Costumer Daks Chaya says when she was younger, telling people she wanted to be an artist sometimes led to less-than-supportive comments.
“‘Oh, art degree, you’ll be flipping burgers,’” she says she heard.
Instead, for the past five years, Chaya has made a living with her artistic credentials and talent, aging and dying clothes to dress actors playing bedraggled zombies on television shows.
But now Chaya is facing a future where a show like “Fear the Walking Dead” — one of her recent credits — won’t need a zombie-rag creator. Why bother if the show can simply use generative artificial intelligence (AI) to create digital replicas of all the background actors playing the undead? Digital replicas don’t need new costumes.
“I've got this respectable job now, with an art degree,” says Chaya. “But now you're trying to take that away.”

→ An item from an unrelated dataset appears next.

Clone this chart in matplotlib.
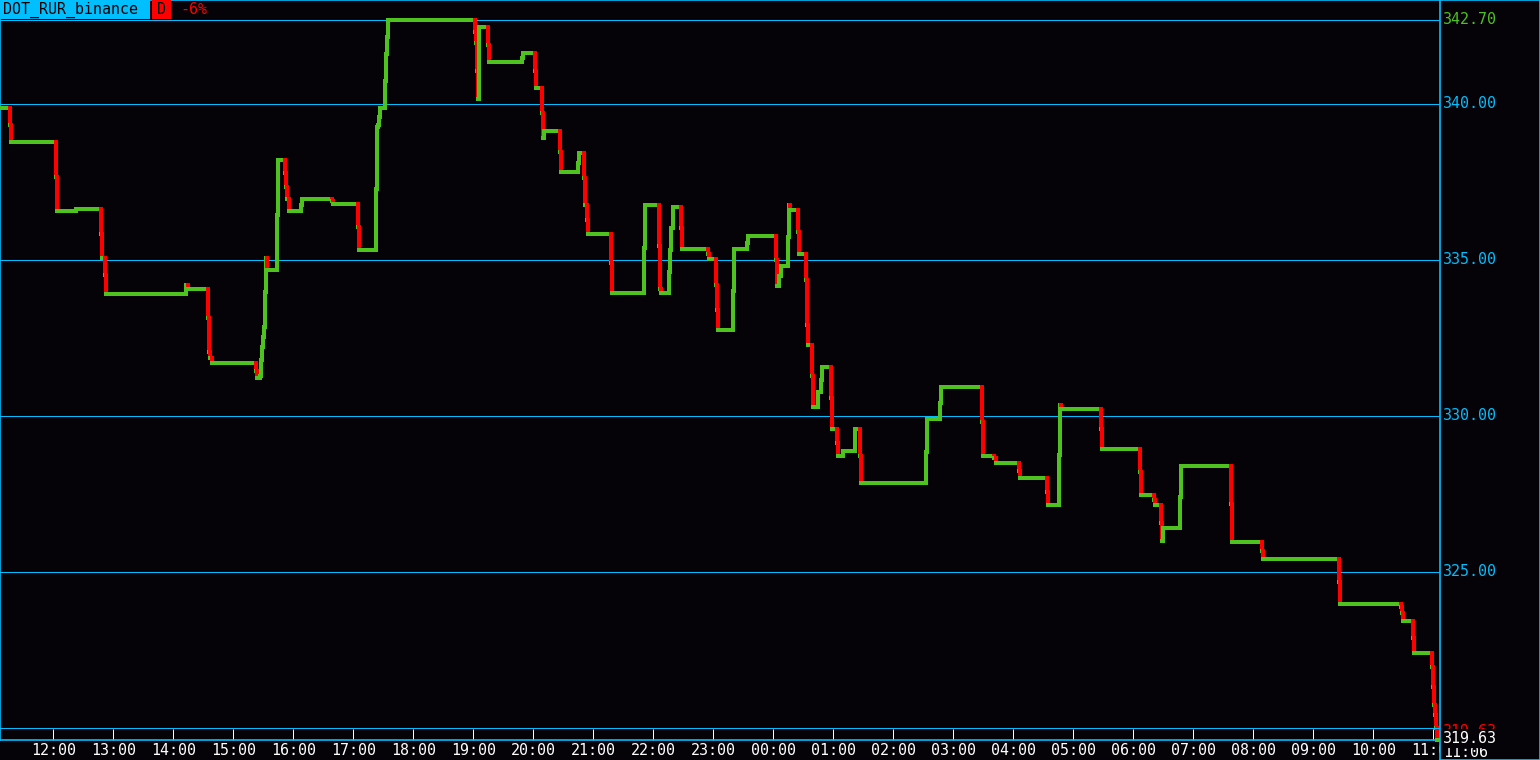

Chaya and her costumer colleagues, plus many other other workers such as lighting technicians and animators, are considering how generative AI could help or hurt their careers as striking workers, actors, and the studios continue debating the technology. Whatever deal the WGA and SAG-AFTRA reach with studios on AI could shape the direction for the rest of Hollywood, affecting the jobs of thousands of workers who are not currently negotiating about the issue.
The background actors Chaya works with are considered the most vulnerable to AI. SAG-AFTRA claims the studios want to pay actors a low daily rate to take scans of them for future use, something the studios dispute. Some actors say they have already been scanned on set. Fewer background actors on sets means fewer costume, hair, and makeup artists are needed, as well as less catering and less management for fewer actors.
Crew members like Chaya don’t need to worry about their jobs disappearing overnight, says Charlie Fink, a professor at Chapman University’s Dodge College of Film and Media Arts who writes about Hollywood and emerging technology for Forbes. Fink expects these changes and more could happen gradually over the next decade in Hollywood.
In the long run, “I don't know that there will be less work,” says Fink. “But there will be work that requires new skills.”
The workforce has already adapted to significant technological changes in Hollywood, Fink points out.
For instance, computer-generated imagery has already replaced actors in most large crowd scenes. The “Star Wars” spin-off “The Mandalorian” used virtual sets instead of green screens. Filmmakers are already creating AI-generated films.
Fink expects artists will use the technology to have total control over their vision. “[AI] has transformative potential, and you can fear it, but don't sit out,” says Fink. “And don't deny yourself the benefits of it.”
Ryan Morgan, a lighting console programmer, is taking that advice and looking for ways AI can keep his skills relevant. The LED virtual backdrops used on “The Mandalorian” “made my life easier,” says Morgan, an electrician on the show. “But it also shows you that my job is replaceable.” He’s learning to use generative AI during pre-production to create models of set lighting instead of hand-drawn diagrams.
As the WGA and SAG-AFTRA strike negotiations have stalled partly on the issue of AI, other industry unions are preparing to negotiate over it when their contracts are up.
The International Alliance of Theatrical Stage Employees (IATSE), the union representing workers like Morgan and Chaya, created a commission on AI in May, which released a set of core principles for proactively approaching the challenges and opportunities presented by the technology. The union also joined other labor representatives at the White House in July for a listening session about the implications for the workforce.
The Animation Guild also created a task force to address AI, which is already in use in that corner of the industry.
In January, Netflix distributed “Dog and Boy,” an animated short produced in Japan that used AI-generated background art. Then Disney released the Marvel TV show “Secret Invasion” in June, which included AI-generated opening credits.
Animators and visual effects artists expressed their disappointment and raised concerns about both programs. Those examples sent a chilling effect through the industry, says Sharifa McCauley, a member of the Animation Guild’s AI task force and production coordinator on the show “Lower Decks.” McCauley also says she’s worried AI-driven programs could replace the need for her scheduling and project management duties, but is hoping for the best.
“There's always change, and it does suck. I know that's not very eloquent, but it does suck,” she says. “But I roll with the punches, and I know that it's going to be okay in the end because it's been a hot union summer, and workers are standing up for themselves.”